Ne var ki aynı nükteli sözle muhatabını gıdıklama endişesini, şu günlerde bütün ateşiyle devam etmekte olan bir başka ağız dalaşının muhataplarında göremiyoruz. İlk örneğimizde taraflar, birbirini asilzâdelere mahsus bir centilmenlik edâsı içinde beyaz dişler ve beyaz eldivenli ellerle incitmeye çalışırken az sonra sunacağım dehşetli mübârezede çok başka bir üslûp ve terminoloji ile karşılaşıyoruz; bu kavgada düello kaideleri, centilmenlik kuralları veya ceza sahası içinde yapılmaması gereken on kusurlu hareket tarzında engelleyici müeyyideler yok, bilakis hiçbir kuralın işlemediği kafes dövüşü gibi bir şey bu.
Kavganın tarafları hakkında kimlik belirtici bir mâlumat vermeyeceğim zira şair buyurmuştur ki, "Hata vü savab cedveline lüzum göstermedik / Zira farkeyler ânı şehrimizin nüktedanları..."

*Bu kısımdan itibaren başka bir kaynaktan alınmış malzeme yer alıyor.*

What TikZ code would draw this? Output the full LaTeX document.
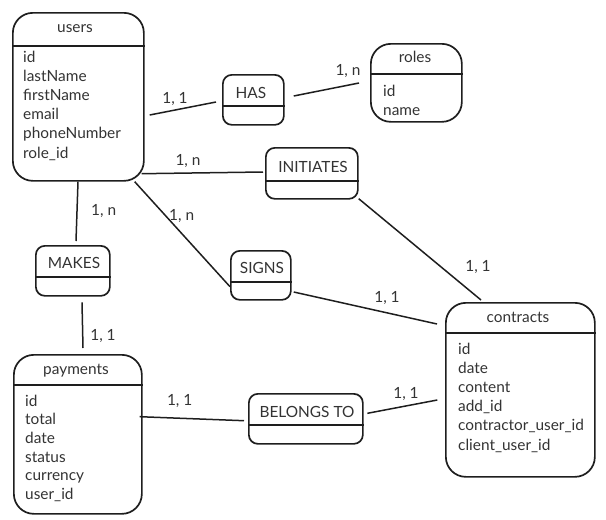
\documentclass[tikz,border=0pt]{standalone}
\usepackage{fontspec}
\setmainfont{Lato}
\definecolor{ink}{HTML}{1E1E1E}
\definecolor{txt}{HTML}{333333}
\begin{document}
\begin{tikzpicture}[x=1pt,y=-1pt,
  entity/.style={draw=ink,line width=1.7pt,rounded corners=20pt,inner sep=0pt,anchor=north west},
  relation/.style={draw=ink,line width=1.7pt,rounded corners=9pt,inner sep=0pt,anchor=north west},
  divider/.style={draw=ink,line width=1.7pt},
  link/.style={draw=ink,line width=1.5pt},
  lbl/.style={text=txt,inner sep=0pt,font=\fontsize{15.4}{19}\selectfont},
  ttl/.style={lbl,anchor=base},
  attr/.style={lbl,anchor=base west},
  card/.style={lbl,anchor=base}]
\useasboundingbox (0,0) rectangle (606,520);

% ---- entities ----
\node[entity,minimum width=131pt,minimum height=168pt] (users) at (12,12) {};
\node[entity,minimum width=91pt,minimum height=78pt] (roles) at (370,43) {};
\node[entity,minimum width=149pt,minimum height=174pt] (contracts) at (445,302) {};
\node[entity,minimum width=128pt,minimum height=159pt] (payments) at (13,354) {};

\draw[divider] ([yshift=-34pt]users.north west) -- ([yshift=-34pt]users.north east);
\draw[divider] ([yshift=-31pt]roles.north west) -- ([yshift=-31pt]roles.north east);
\draw[divider] ([yshift=-31pt]contracts.north west) -- ([yshift=-31pt]contracts.north east);
\draw[divider] ([yshift=-31pt]payments.north west) -- ([yshift=-31pt]payments.north east);

\node[ttl] (users-title) at (75,32) {users};
\node[ttl] (roles-title) at (415,62) {roles};
\node[ttl] (contracts-title) at (518,322) {contracts};
\node[ttl] (payments-title) at (76,374) {payments};

\foreach \a [count=\i from 0] in {id,lastName,firstName,email,phoneNumber,role\_id}
  \node[attr] (users-\i) at (23,62+19.2*\i) {\a};
\foreach \a [count=\i from 0] in {id,name}
  \node[attr] (roles-\i) at (383,96+19.2*\i) {\a};
\foreach \a [count=\i from 0] in {id,date,content,add\_id,contractor\_user\_id,client\_user\_id}
  \node[attr] (contracts-\i) at (458,354+19.2*\i) {\a};
\foreach \a [count=\i from 0] in {id,total,date,status,currency,user\_id}
  \node[attr] (payments-\i) at (25,406+18.7*\i) {\a};

% ---- relationships ----
\node[relation,minimum width=61pt,minimum height=50pt] (has) at (222,74) {};
\node[relation,minimum width=92pt,minimum height=51pt] (initiates) at (265,147) {};
\node[relation,minimum width=74pt,minimum height=50pt] (makes) at (35,245) {};
\node[relation,minimum width=60pt,minimum height=49pt] (signs) at (230,250) {};
\node[relation,minimum width=114pt,minimum height=50pt] (belongs) at (248,393) {};

\draw[divider] ([yshift=-32pt]has.north west) -- ([yshift=-32pt]has.north east);
\draw[divider] ([yshift=-34pt]initiates.north west) -- ([yshift=-34pt]initiates.north east);
\draw[divider] ([yshift=-32pt]makes.north west) -- ([yshift=-32pt]makes.north east);
\draw[divider] ([yshift=-32pt]signs.north west) -- ([yshift=-32pt]signs.north east);
\draw[divider] ([yshift=-32pt]belongs.north west) -- ([yshift=-32pt]belongs.north east);

\node[ttl] (has-title) at (251,98) {HAS};
\node[ttl] (initiates-title) at (313,172) {INITIATES};
\node[ttl] (makes-title) at (74,268) {MAKES};
\node[ttl] (signs-title) at (262,273) {SIGNS};
\node[ttl] (belongs-title) at (307,417) {BELONGS TO};

% ---- connectors ----
\draw[link] ([shift={(5,103)}]users.north east) -- ([shift={(-6,28)}]has.north west);
\draw[link] ([shift={(9,22)}]has.north east) -- ([shift={(-11,40)}]roles.north west);
\draw[link] ([shift={(-3,-8)}]users.south east) -- ([shift={(-2,25)}]initiates.north west);
\draw[link] ([shift={(0,-1)}]initiates.south east) -- ([shift={(36,-2)}]contracts.north west);
\draw[link] ([shift={(66,0)}]users.south west) -- ([shift={(41,-4)}]makes.north west);
\draw[link] ([shift={(47,5.7)}]makes.south west) -- ([shift={(70,-6)}]payments.north west);
\draw[link] ([shift={(-10,0)}]users.south east) -- ([shift={(0,36.7)}]signs.north west);
\draw[link] ([shift={(2,42)}]signs.north east) -- ([shift={(-8,22)}]contracts.north west);
\draw[link] ([shift={(-3,62.7)}]payments.north east) -- ([shift={(-4,27.7)}]belongs.north west);
\draw[link] ([shift={(3.7,20.3)}]belongs.north east) -- ([shift={(-7.7,98)}]contracts.north west);

% ---- cardinalities ----
\node[card] (c-users-has) at (175,103) {1, 1};
\node[card] (c-has-roles) at (348,75) {1, n};
\node[card] (c-users-init) at (188,165.7) {1, n};
\node[card] (c-init-contracts) at (478,271.7) {1, 1};
\node[card] (c-users-makes) at (103.7,215) {1, n};
\node[card] (c-makes-payments) at (103,340) {1, 1};
\node[card] (c-users-signs) at (181.7,220.7) {1, n};
\node[card] (c-signs-contracts) at (387,302.7) {1, 1};
\node[card] (c-payments-belongs) at (179.7,405.7) {1, 1};
\node[card] (c-belongs-contracts) at (406,398.3) {1, 1};
\end{tikzpicture}
\end{document}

Kavga, bir yazarın bir başka yazarı, içinde aşağıda zikredilen kelimelerle eleştirmesiyle başlıyor. İşte o ibâreler: "Sayın bay olmak, ilahiyatçı olmak, Allah'ın ayetlerini ucuza satmak, zerre kadar ağırlığı olmamak, şöhreti kazibe sahibi olmak, nefs-i emmareyi tatmin; ahireti berbad etmek, Deccal olmak, kezzab olmak, satır arasında kendini peygamber göstermek, bâtıl ve sapık inanç ve görüş sahibi olmak, Kur'an'ı nefsani heves ve re'yle yorumlamak, Sünneti devre dışı bırakmış olmak, yeni bir din türetmeye yeltenmek, parayı çok seviyor olmak, dâl ve mudil olmak; gurur ve kibir sahibi olmak, halkı aldatmış olmak, yıllarca insî bir şeytan gibi hareket etmek, din düşmanlarıyla işbirliği yapmak..."
Buna mukabil eleştiriye uğrayan öteki yazar açıyor ağzını, yumuyor gözünü, başlıyor saydırmaya:
"Dişleri dökülmüş olmak, gözünün nuru uçmuş olmak, fesat ve gıybet yaratığı, hurafe soytarısı, emperyalizm uşağı olmak, diyalog düşmanı, saldırgan, ikiyüzlü varakpârede yazıyor olmak, namussuzluk, ahmaklık, haysiyetsiz, yobaz, ruhu, idraki, vicdanı, insanlığı, insafı ve hayvanlığı olmamak, hurafeci olmak, örtülü şirk hamallığı yapmak, gayrımüslim okulunun önünden geçmek, kara cahil hurafe soytarısı olmak, iblisane siyaset gütmek, halkın duygularını sömürmek, düşük adam olmak, hurafeci, echel arkadaşlar edinmek, kıskanç olmak, marazi nankör olmak, kancık bir eda ile kıvırıp durmak, mertçe, yiğitçe konuşmamak, Şintoist olmak, ecdada ulemaya tapmak, kara yürekli ebleh olmak, echel yobaz olmak, saplantılı olmak, jurnalcilik yapmak, echel adam olmak, ruh dedesi emperyalist papaz olmak, mezhep imamına ihanet etmek, müfteri olmak, kurumuş tezek gibi bir müfteri olmak, şerir zihniyetli olmak..."
...
Siz şimdi müsabakanın skorunu merak edersiniz; bilmiyorum çünkü maç hâlâ devam ediyor!